1. Riser System Redesign: The side risers on the upper junction were clearly inadequate. The first modification replaced them with top risers. This improved feeding efficiency as the hotter metal sits directly above the hot spot, maintaining a longer thermal gradient. Machining trials confirmed the elimination of shrinkage at these points. However, for series production, top risers introduced new drawbacks: they required additional core pieces to form, increased cutting and grinding labor, and were located on a machining face, complicating cleanup. We needed a more elegant solution.
We revisited the principle of directional solidification. Could we use a “padding” or “chill” technique to move the shrinkage-susceptible zone away from the functional area? The idea was to create a sacrificial mass—a feeder pad—between the riser and the casting. This pad, with a modulus greater than the casting section but less than the riser, would solidify last, drawing shrinkage into itself. The pad would then be completely removed by machining. The thermal requirement can be expressed as:
$$ M_{casting\_section} < M_{feeder\_pad} < M_{riser} $$
By designing a suitable pad geometry integrated into the pattern, we successfully redirected the shrinkage. Post-machining inspection showed sound metal in the critical upper annular region, with all porosity confined to the machined-off pad material. This was a optimal solution, balancing metallurgical soundness with production efficiency.
2. Core Material and Process Control: The hot tear issue pointed directly to core behavior. Observations correlated crack severity with the size of the relief holes: cores with large, properly placed holes yielded crack-free sand casting parts; those with small or missing holes resulted in cracks. We switched from resin-bonded sand to a core sand with superior collapsibility—an oil-based sand (specifically linseed-oil or similar binder). Furthermore, we instituted strict process controls: the size, location, and number of relief holes were standardized, and the sand thickness around these holes was mandated not to exceed 35 mm to ensure early collapse. This single change virtually eliminated internal hot tears.
3. Additional Geometric Aids: For the occasional crack on the lower plane, attributed to tensile stress during cooling, we added a small, continuous “cooling fin” or “anti-crack rib” around the perimeter of the lower bore on the pattern. This fin, which is later removed by machining, acts as a cooler, strengthening the region during the vulnerable stage and preventing crack initiation.
4. Refinement of Other Parameters: To address the burn-on issue, we reviewed sand properties (grain size, binder content) for the facing sand in the flange areas and ensured higher compaction. We also fine-tuned the pour temperature towards the lower end of the previous range (closer to 1540°C) without compromising fluidity.

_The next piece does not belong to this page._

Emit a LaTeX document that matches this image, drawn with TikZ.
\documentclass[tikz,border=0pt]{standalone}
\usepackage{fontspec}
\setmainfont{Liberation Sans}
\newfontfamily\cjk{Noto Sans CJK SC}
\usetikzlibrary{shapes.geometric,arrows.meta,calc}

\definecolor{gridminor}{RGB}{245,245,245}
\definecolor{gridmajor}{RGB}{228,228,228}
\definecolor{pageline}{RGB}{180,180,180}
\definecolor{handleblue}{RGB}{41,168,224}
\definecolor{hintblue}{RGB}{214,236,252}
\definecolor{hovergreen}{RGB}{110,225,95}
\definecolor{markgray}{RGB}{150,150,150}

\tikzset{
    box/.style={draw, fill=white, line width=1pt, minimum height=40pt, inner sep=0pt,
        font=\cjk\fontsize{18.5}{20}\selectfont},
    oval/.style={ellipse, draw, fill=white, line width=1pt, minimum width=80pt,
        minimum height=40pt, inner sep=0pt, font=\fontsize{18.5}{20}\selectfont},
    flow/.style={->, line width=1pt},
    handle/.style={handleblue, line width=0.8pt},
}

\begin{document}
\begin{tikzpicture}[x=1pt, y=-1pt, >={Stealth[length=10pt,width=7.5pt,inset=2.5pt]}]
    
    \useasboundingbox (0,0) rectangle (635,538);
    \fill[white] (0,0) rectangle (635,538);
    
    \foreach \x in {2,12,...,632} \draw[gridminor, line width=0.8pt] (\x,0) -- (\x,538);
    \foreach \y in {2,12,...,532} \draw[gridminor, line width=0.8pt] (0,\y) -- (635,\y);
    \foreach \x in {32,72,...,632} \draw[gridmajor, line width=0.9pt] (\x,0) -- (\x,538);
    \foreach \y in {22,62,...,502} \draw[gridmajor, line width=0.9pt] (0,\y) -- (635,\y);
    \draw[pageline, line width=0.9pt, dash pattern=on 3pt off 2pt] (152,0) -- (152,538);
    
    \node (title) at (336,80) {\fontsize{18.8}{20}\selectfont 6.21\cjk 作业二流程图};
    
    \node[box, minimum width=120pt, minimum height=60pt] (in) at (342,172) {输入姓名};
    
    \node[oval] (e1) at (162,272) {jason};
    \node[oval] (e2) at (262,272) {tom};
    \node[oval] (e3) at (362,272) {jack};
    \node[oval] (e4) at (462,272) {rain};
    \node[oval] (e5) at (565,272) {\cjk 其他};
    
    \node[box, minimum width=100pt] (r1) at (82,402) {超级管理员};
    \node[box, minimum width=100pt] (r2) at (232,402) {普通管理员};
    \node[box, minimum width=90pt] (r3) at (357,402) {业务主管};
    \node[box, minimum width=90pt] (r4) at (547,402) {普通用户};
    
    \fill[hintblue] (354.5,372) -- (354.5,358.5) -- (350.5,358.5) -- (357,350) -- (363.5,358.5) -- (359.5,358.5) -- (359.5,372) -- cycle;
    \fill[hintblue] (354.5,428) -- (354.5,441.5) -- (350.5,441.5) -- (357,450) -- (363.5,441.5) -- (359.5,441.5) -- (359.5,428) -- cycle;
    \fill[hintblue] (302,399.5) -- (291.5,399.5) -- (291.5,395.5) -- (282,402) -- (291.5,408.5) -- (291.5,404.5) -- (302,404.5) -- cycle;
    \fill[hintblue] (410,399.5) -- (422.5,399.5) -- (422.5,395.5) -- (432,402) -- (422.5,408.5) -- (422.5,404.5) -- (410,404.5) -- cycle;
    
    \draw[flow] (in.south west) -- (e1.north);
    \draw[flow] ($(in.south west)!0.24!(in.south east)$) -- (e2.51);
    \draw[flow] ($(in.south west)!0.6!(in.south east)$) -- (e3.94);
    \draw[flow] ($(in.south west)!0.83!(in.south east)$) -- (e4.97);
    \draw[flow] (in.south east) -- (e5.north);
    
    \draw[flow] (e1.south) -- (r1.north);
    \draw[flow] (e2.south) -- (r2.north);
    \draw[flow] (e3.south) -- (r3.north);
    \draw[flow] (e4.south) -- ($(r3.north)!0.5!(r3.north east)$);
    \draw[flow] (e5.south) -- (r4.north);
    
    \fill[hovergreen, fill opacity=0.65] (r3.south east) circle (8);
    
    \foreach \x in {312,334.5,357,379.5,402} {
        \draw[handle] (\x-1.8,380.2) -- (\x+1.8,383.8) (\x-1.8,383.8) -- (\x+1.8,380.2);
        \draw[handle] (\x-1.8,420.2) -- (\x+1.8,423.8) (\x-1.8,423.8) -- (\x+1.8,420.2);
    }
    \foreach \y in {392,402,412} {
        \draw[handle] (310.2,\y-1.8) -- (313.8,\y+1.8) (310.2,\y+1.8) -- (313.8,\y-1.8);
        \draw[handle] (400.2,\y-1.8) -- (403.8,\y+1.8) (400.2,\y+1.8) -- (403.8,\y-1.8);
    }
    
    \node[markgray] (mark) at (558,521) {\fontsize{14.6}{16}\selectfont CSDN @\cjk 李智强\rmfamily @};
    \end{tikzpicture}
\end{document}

The collective impact of these optimizations was transformative. The revised process parameters are summarized below:
| Process Aspect | Initial Design | Optimized Design | Rationale for Change |
|---|---|---|---|
| Core Material | Resin-Bonded Sand | Oil-Bonded Sand (e.g., Linseed) | Dramatically improved collapsibility to prevent hot tears. |
| Riser Type for Upper Junction | Side Riser | Feeder Pad + Top Riser | Redirects shrinkage to sacrificial material, ensuring soundness in critical casting section. |
| Anti-Crack Measure | None | Cooling Fin on Lower Bore | Increases local cooling rate & stiffness to prevent crack initiation. |
| Chill Count | 10 | 10 (possibly repositioned) | Maintained to control solidification of medium sections. |
| Casting Yield | ~55% | ~75% | Improved riser efficiency and reduced required feed metal volume. |
| Key Process Control | Variable relief holes | Standardized large relief holes, max 35mm core sand thickness around them. | Ensures consistent and sufficient core yield. |
The improvement in casting yield from 55% to 75% translated to a direct saving of approximately 40 kg of molten steel per casting, a significant economic and energy efficiency gain. Over a production run of 500+ units, the optimized process consistently delivered sand casting parts free from shrinkage, porosity, and cracks. Every unit passed the 0.5 MPa hydrostatic pressure test without leakage, validating the process reliability.

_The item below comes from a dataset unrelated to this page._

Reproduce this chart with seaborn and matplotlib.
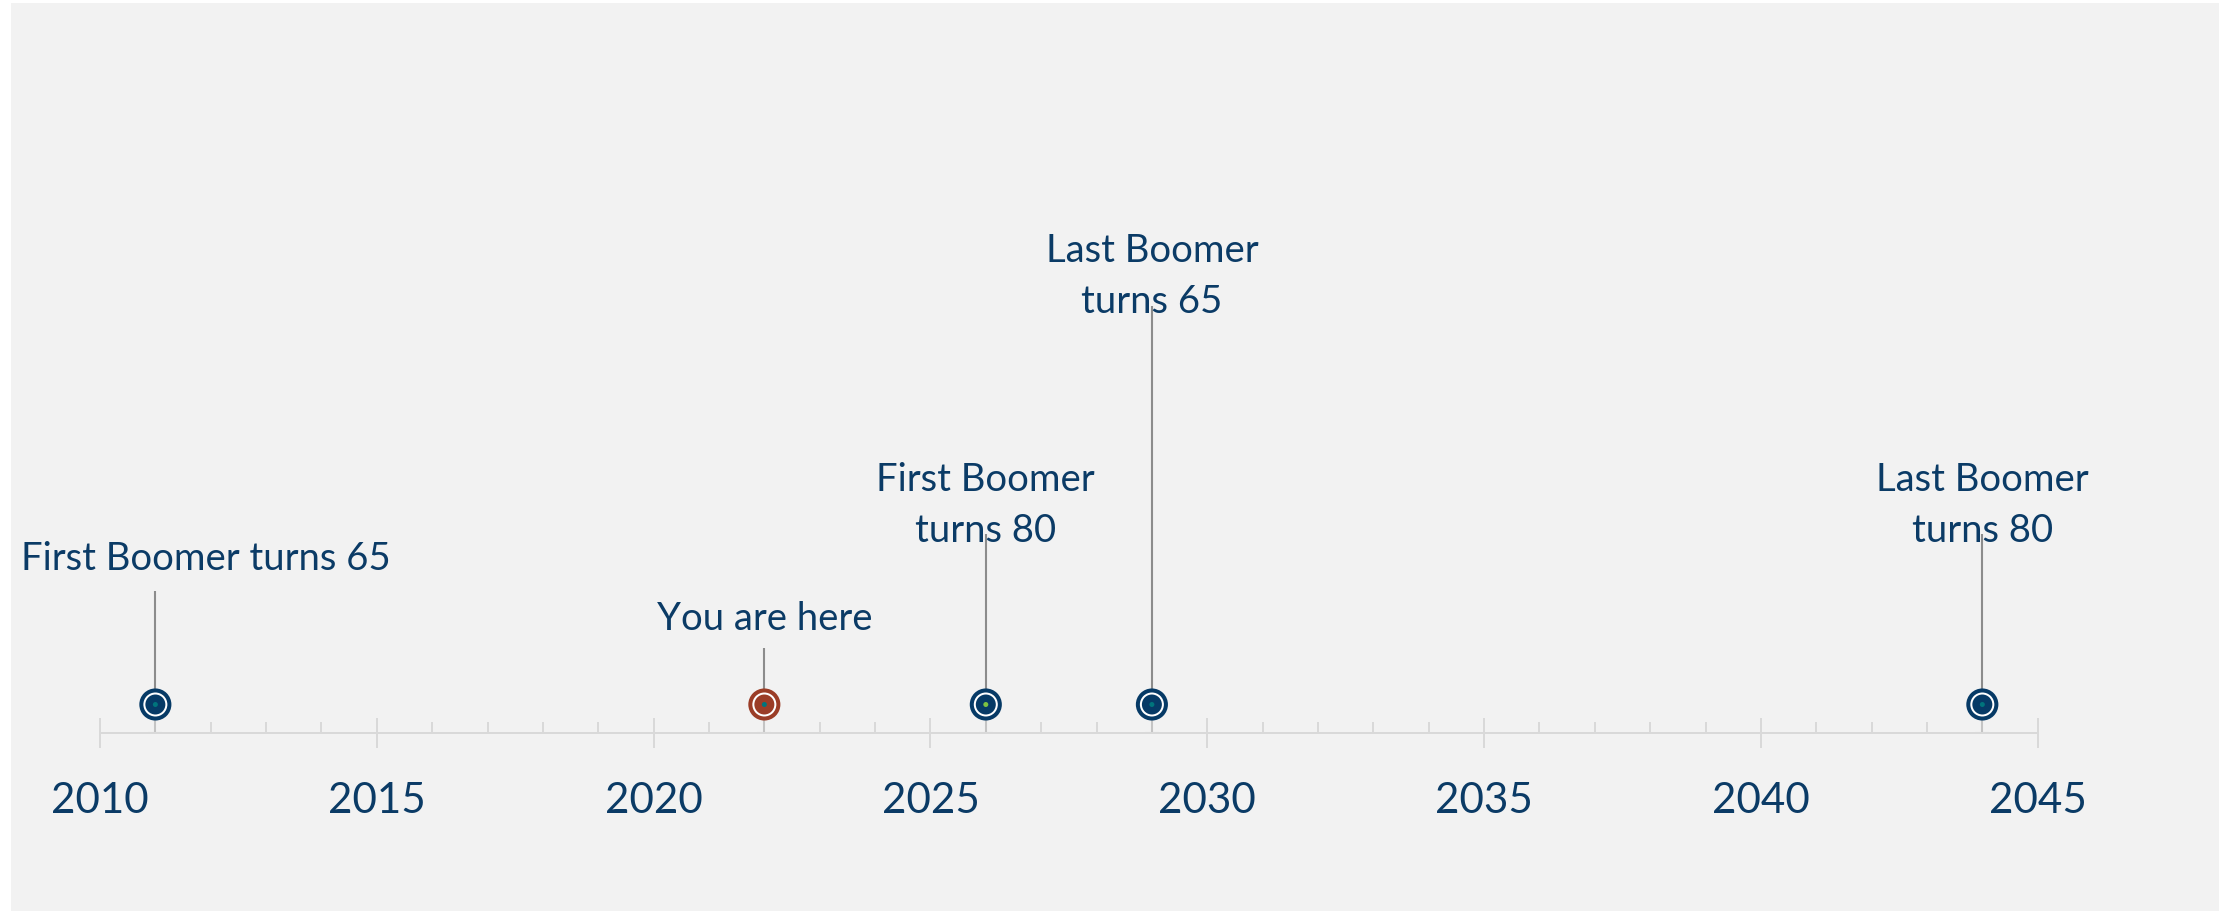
import matplotlib
matplotlib.use("Agg")
import matplotlib.pyplot as plt
from matplotlib.patches import Rectangle
from matplotlib.ticker import MultipleLocator
import seaborn as sns
import pandas as pd

# ---- data ----
years = [2011, 2022, 2026, 2029, 2044]
heights = [20, 10, 30, 70, 30]
labels = ["First Boomer turns 65", "You are here", "First Boomer\nturns 80",
          "Last Boomer\nturns 65", "Last Boomer\nturns 80"]
kinds = ["milestone", "today", "milestone", "milestone", "milestone"]
tick_years = [2010, 2015, 2020, 2025, 2030, 2035, 2040, 2045]
tick_labels = ["2010", "2015", "2020", "2025", "2030", "2035", "2040", "2045"]

# ---- style ----
NAVY = "#063a66"
TEXT = "#0b3b66"
RUST = "#9b3d27"
TEAL = "#00747c"
GREEN = "#7cc242"
GRID = "#d9d9d9"
STEM = "#8c8c8c"
ring_pal = {"milestone": NAVY, "today": RUST}
dot_colors = [TEAL, TEAL, GREEN, TEAL, TEAL]
label_dx = [0.92, 0, 0, 0, 0]            # horizontal nudge of label (years)
label_dy = [3.7, 3.3, -1.4, -1.1, -1.4]  # baseline of last label line vs stem top

sns.set_theme(style="white")
plt.rcParams["font.family"] = ["Lato", "DejaVu Sans"]

W, H = 2231, 912
fig = plt.figure(figsize=(W / 100, H / 100), dpi=100, facecolor="white")
fig.add_artist(Rectangle((11 / W, 0), (2219 - 11) / W, (912 - 4) / H,
                         transform=fig.transFigure, facecolor="#f2f2f2",
                         edgecolor="none", zorder=0))

ax = fig.add_axes([100 / W, (912 - 734) / H, (2037.7 - 100) / W, (734 - 78.5) / H])
ax.set_facecolor("none")
ax.set_xlim(2010, 2045)
ax.set_ylim(-5, 110)

df = pd.DataFrame({"year": years, "height": heights, "label": labels, "kind": kinds})
df["base"] = 0

# stems
ax.vlines(df["year"], df["base"], df["height"], color=STEM, lw=1.5, zorder=2)
ax.vlines(df["year"], -5, df["base"], color="#c4c4c4", lw=1.5, zorder=2)
sns.scatterplot(data=df.assign(axis=-5), x="year", y="axis", marker="_", s=90,
                color="#c4c4c4", linewidth=1.5, ax=ax, legend=False, zorder=2)

# outer ring
sns.scatterplot(data=df, x="year", y="base", hue="kind", palette=ring_pal,
                s=408, linewidth=2.9, ax=ax, legend=False, zorder=3)
ring = ax.collections[-1]
ring.set_edgecolor([ring_pal[k] for k in kinds])
ring.set_facecolor("white")
ring.set_linewidth(2.9)

# inner fill
sns.scatterplot(data=df, x="year", y="base", hue="kind", palette=ring_pal,
                s=207, linewidth=0, ax=ax, legend=False, zorder=4)
inner = ax.collections[-1]
inner.set_facecolor([ring_pal[k] for k in kinds])
inner.set_edgecolor("none")

# centre dot
sns.scatterplot(data=df, x="year", y="base", s=13, linewidth=0, ax=ax,
                legend=False, zorder=5)
dot = ax.collections[-1]
dot.set_facecolor(dot_colors)
dot.set_edgecolor("none")

# labels
for i, row in df.iterrows():
    ax.text(row["year"] + label_dx[i], row["height"] + label_dy[i], row["label"],
            ha="center", va="baseline", ma="center", fontsize=27.5,
            color=TEXT, linespacing=1.52, zorder=6)

# axis
for s in ["left", "right", "top"]:
    ax.spines[s].set_visible(False)
ax.spines["bottom"].set_color(GRID)
ax.spines["bottom"].set_linewidth(1.44)
ax.spines["bottom"].set_position(("data", -5))
ax.set_yticks([])
ax.set_xticks(tick_years, tick_labels)
ax.xaxis.set_minor_locator(MultipleLocator(1))
ax.tick_params(axis="x", which="both", bottom=True)
ax.tick_params(axis="x", which="major", direction="inout", length=21.6, width=1.44,
               color=GRID, labelsize=30.3, labelcolor=TEXT, pad=24)
ax.tick_params(axis="x", which="minor", direction="in", length=8, width=1.44, color=GRID)
ax.set_xlabel("")
ax.set_ylabel("")

fig.savefig("out.png", dpi=100, facecolor="white")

Conclusions and Broader Implications
This development journey for a critical structural component underscores several key principles in foundry engineering. Firstly, manual sand casting is an exceptionally powerful tool for the research and development phase of complex sand casting parts. The low cost and high flexibility of the mold-making process allow for rapid iteration—riser types can be changed, chills added or moved, and cores modified with minimal lead time and cost compared to permanent mold processes. This enables a practical, empirical approach to solving solidification and stress-related defects.
Secondly, a successful casting process is never solely the product of theoretical calculation. While modulus calculations and gating formulas provide an essential starting framework, they must be validated and refined through physical trials. The real-world behavior of the metal-sand system, the exact collapsibility of cores, and the interaction between multiple risers create a complex thermal environment that simple models can only approximate.
Finally, the case highlights that for demanding applications like heavy-duty axle housings, the sand casting process, when correctly engineered, is more than capable of meeting extreme requirements for mechanical integrity and pressure tightness. The combination of a logical feeding system designed for directional solidification, the use of conforming cores to minimize stress, and the strategic application of chills and padding can produce sand casting parts that perform reliably under severe service conditions. The process developed stands as a testament to the enduring relevance and capability of sand casting in modern manufacturing, particularly for high-value, high-performance components where adaptability and metallurgical control are paramount.